Brigadier John CE Sandy joined the Defence Force in 1966 and participated in several military operations, including the 1994 peace-keeping exercise in Haiti, where he was Commander of the CARICOM Forces. He served as Defence and Military Attaché to the US at the Washington Embassy from November 1997 to April 2000. He returned to Trinidad and Tobago in July 2000 and was elevated to the rank of Brigadier in 2000, subsequently being promoted to Chief of Defence Staff (CDS). In December 2001, he was presented with the Legion of Merit Degree of Officer by United States Ambassador Roy Austin for meritorious service as Defence and Military Attaché to the US. After his military career, which ended in 2002, Brigadier Sandy transitioned into politics. He was appointed a Senator in Parliament and also served as the Minister of National Security. In 2006, Brig. Sandy was the head of security for the Soca Warriors football team during their participation in the World Cup in Germany.
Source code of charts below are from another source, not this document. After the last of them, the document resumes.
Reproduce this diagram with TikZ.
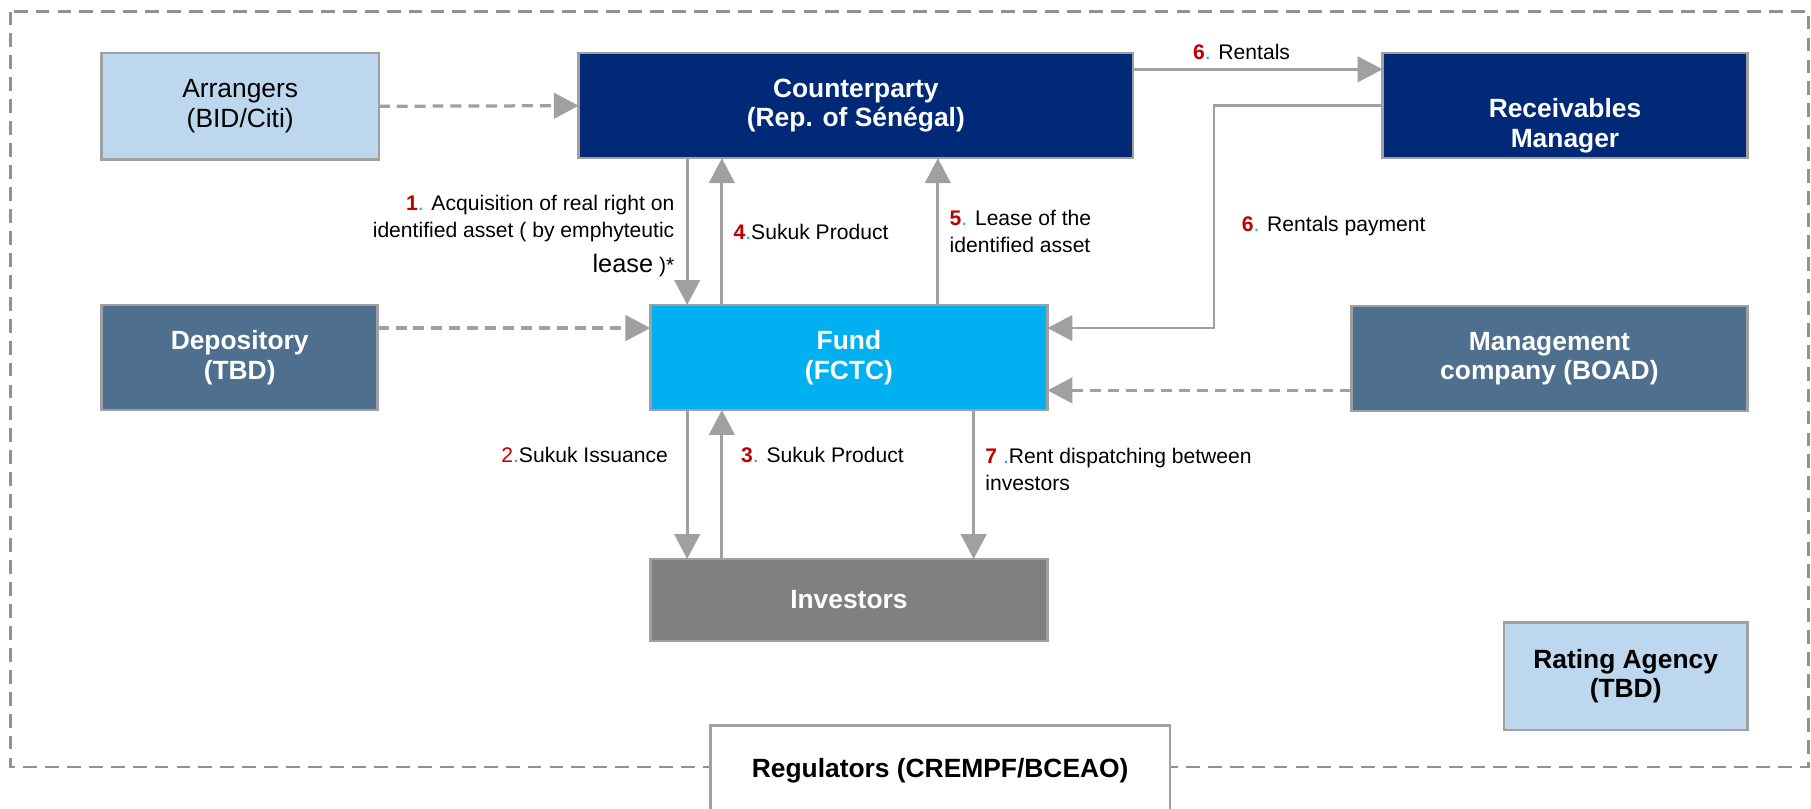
\documentclass[tikz,border=0pt]{standalone}
\usepackage{fontspec}
\setmainfont{Liberation Sans}
\usetikzlibrary{arrows.meta, positioning}

\definecolor{navy}{RGB}{0,42,120}
\definecolor{steel}{RGB}{79,111,142}
\definecolor{skyfill}{RGB}{189,215,238}
\definecolor{fundcyan}{RGB}{0,176,240}
\definecolor{invgray}{RGB}{128,128,128}
\definecolor{linegray}{RGB}{160,160,160}
\definecolor{framegray}{RGB}{145,145,145}
\definecolor{numred}{RGB}{192,0,0}
\definecolor{dotblue}{RGB}{0,176,240}

% red step number followed by a blue dot
\newcommand{\fnum}[1]{\textcolor{numred}{\textbf{#1}}\textcolor{dotblue}{.}}

\begin{document}
\begin{tikzpicture}[
  x=0.02cm, y=-0.02cm,
  party/.style={rectangle, draw=linegray, line width=1.2pt, inner sep=0pt, outer sep=0pt,
    align=center, text=white, font=\fontsize{13}{14.5}\selectfont\bfseries},
  lightparty/.style={party, fill=skyfill, text=black},
  flow/.style={draw=linegray, line width=1.35pt, -{Triangle[length=0.43cm, width=0.44cm]}},
  dflow/.style={flow, line width=1.6pt, dash pattern=on 0.19cm off 0.12cm},
  note/.style={inner sep=0pt, font=\fontsize{10.4}{13.5}\selectfont},
  frame/.style={draw=framegray, line width=1.2pt, dash pattern=on 0.24cm off 0.14cm}
]
  \useasboundingbox (0,0) rectangle (1568,700);
  \draw[frame] (9,10) rectangle (1566,664);

  % parties
  \node[lightparty, font=\fontsize{13}{14.5}\selectfont, minimum width=4.8cm, minimum height=1.84cm] (arr) at (208,92) {Arrangers\\(BID/Citi)};
  \node[party, fill=navy, minimum width=9.6cm, minimum height=1.82cm] (cp) at (741,91.5) {Counterparty\\(Rep. of Sénégal)};
  \node[party, fill=navy, minimum width=6.32cm, minimum height=1.82cm] (recv) at (1355,91.5) {};
  \node[party, draw=none] (recvtext) at (1355,109) {Receivables\\Manager};
  \node[party, fill=steel, minimum width=4.78cm, minimum height=1.82cm] (dep) at (207.5,309.5) {Depository\\(TBD)};
  \node[party, fill=fundcyan, minimum width=6.88cm, minimum height=1.82cm] (fund) at (735,309.5) {Fund\\(FCTC)};
  \node[party, fill=steel, minimum width=6.86cm, minimum height=1.82cm] (mgmt) at (1341.5,310.5) {Management\\company (BOAD)};
  \node[party, fill=invgray, minimum width=6.88cm, minimum height=1.42cm] (inv) at (735,519.5) {Investors};
  \node[lightparty, minimum width=4.22cm, minimum height=1.86cm] (rating) at (1407.5,585.5) {Rating Agency\\(TBD)};
  \node[lightparty, fill=white, minimum width=7.96cm, minimum height=1.56cm] (reg) at (814,667) {Regulators (CREMPF/BCEAO)};

  % arrow columns and rows
  \coordinate (xa) at (595,0);
  \coordinate (xb) at (625,0);
  \coordinate (xc) at (812,0);
  \coordinate (xd) at (843,0);
  \coordinate (xt) at (1051,0);
  \coordinate (fin) at ([yshift=-0.4cm]fund.north east);
  \coordinate (fout) at ([yshift=0.34cm]fund.south east);

  \draw[dflow] (arr.east) -- (cp.west);
  \draw[dflow] (dep.east |- fin) -- (fund.west |- fin);
  \draw[dflow] (mgmt.west |- fout) -- (fout);

  \draw[flow] ([yshift=-0.28cm]cp.north east) -- node[note, above=0.14cm, pos=0.435] {\fnum{6} Rentals} ([yshift=-0.28cm]recv.north west);
  \draw[flow] (recv.west) -| node[note, right=0.46cm, pos=0.77] {\fnum{6} Rentals payment} (xt |- fin) -- (fin);

  \draw[flow] (cp.south -| xa) -- node[note, left=0.2cm, pos=0.53, align=right] {\fnum{1} Acquisition of real right on\\identified asset ( by emphyteutic\\[0.12cm]{\fontsize{12.5}{15}\selectfont lease} )*} (fund.north -| xa);
  \draw[flow] (fund.north -| xb) -- node[note, right=0.18cm] {\fnum{4}Sukuk Product} (cp.south -| xb);
  \draw[flow] (fund.north -| xc) -- node[note, right=0.18cm, align=left] {\fnum{5} Lease of the\\identified asset} (cp.south -| xc);

  \draw[flow] (fund.south -| xa) -- node[note, left=0.31cm, pos=0.3] {\textcolor{numred}{2}\textcolor{dotblue}{.}Sukuk Issuance} (inv.north -| xa);
  \draw[flow] (inv.north -| xb) -- node[note, right=0.31cm, pos=0.7] {\fnum{3} Sukuk Product} (fund.south -| xb);
  \draw[flow] (fund.south -| xd) -- node[note, right=0.18cm, pos=0.4, align=left] {\textcolor{numred}{\textbf{7}} \textcolor{dotblue}{.}Rent dispatching between\\investors} (inv.north -| xd);
\end{tikzpicture}
\end{document}
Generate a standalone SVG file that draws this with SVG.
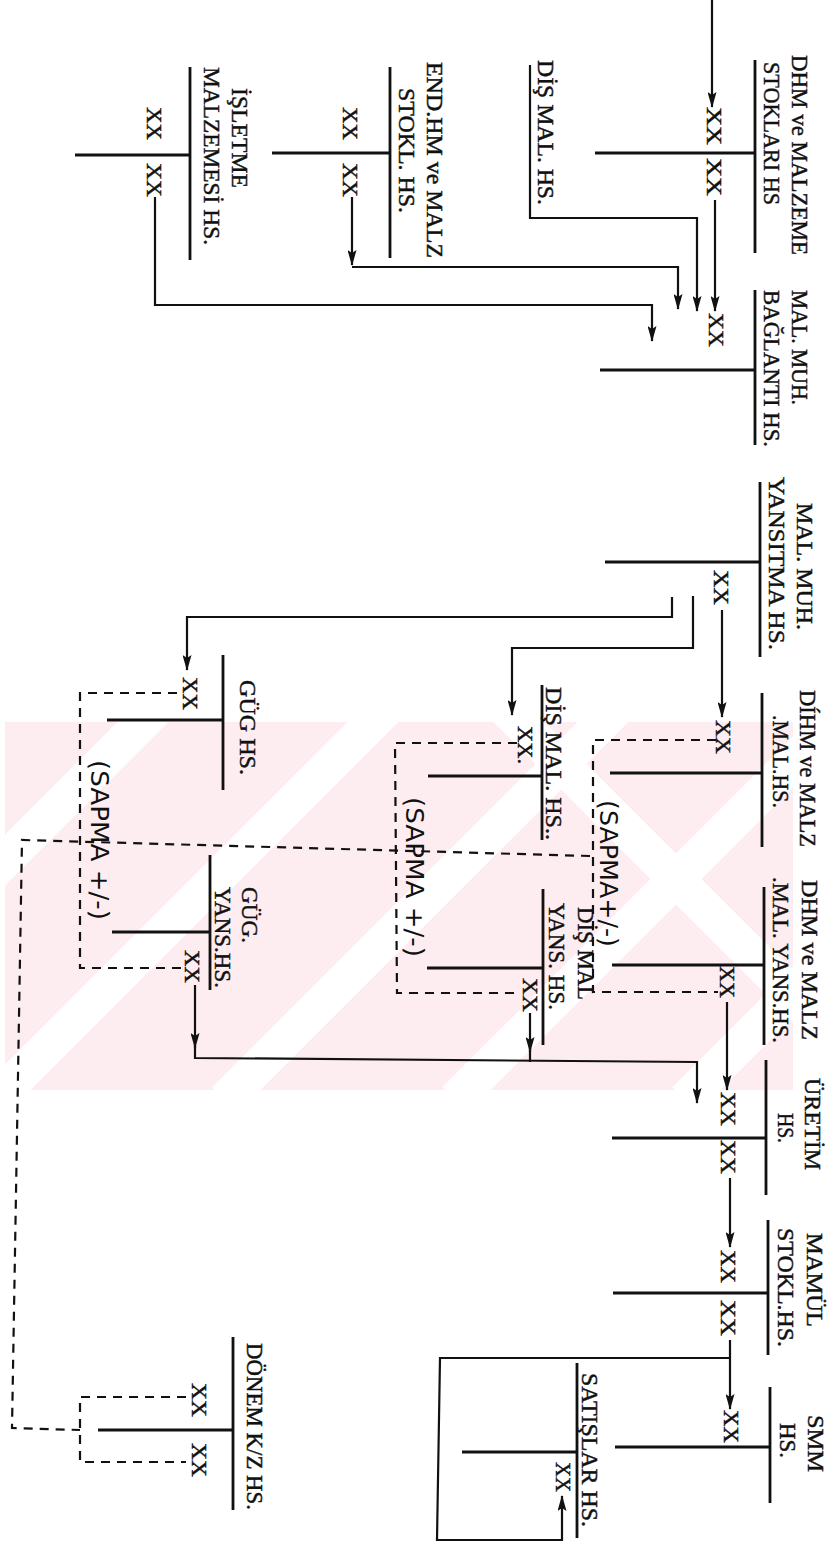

Major General Rodney Smart has held a variety of leadership positions within the Trinidad and Tobago Defence Force, as well as roles in national security and disaster management. In 1988, he led a platoon in Jamaica following Hurricane Gilbert. From 1995 to 1996, he commanded a Support Company in the CARICOM Battalion during the UN Peacekeeping Mission to Haiti. Following Hurricane Ivan in 2004, he served as the 2nd Task Force Commander in Grenada. While holding the rank of Colonel and Director of Force Development, Strategy and Management, he served as interim CEO of the Office of Disaster Preparedness and Management (ODPM) from 2010 to 2011. He later served as Chief of Defence Staff of the Trinidad and Tobago Defence Force, and as National Coordinator of the National Crime Prevention Programme. In August 2017 he was promoted to the rank of Major General. In 2019, he was appointed CEO of the ODPM, a position he held from September 2 of that year. Major General Smart is a graduate of the US Army War College and the Command and General Staff College, holding a Master’s Degree in Strategic Studies and postgraduate qualifications in Military Art and Science. He also holds a Degree in Management Studies from the University of the West Indies and is a Fellow of the Institute of Leadership and Management.

== See also ==

- Trinidad and Tobago Defence Force
- Trinidad and Tobago Regiment
- Ministry of Defense (Trinidad and Tobago)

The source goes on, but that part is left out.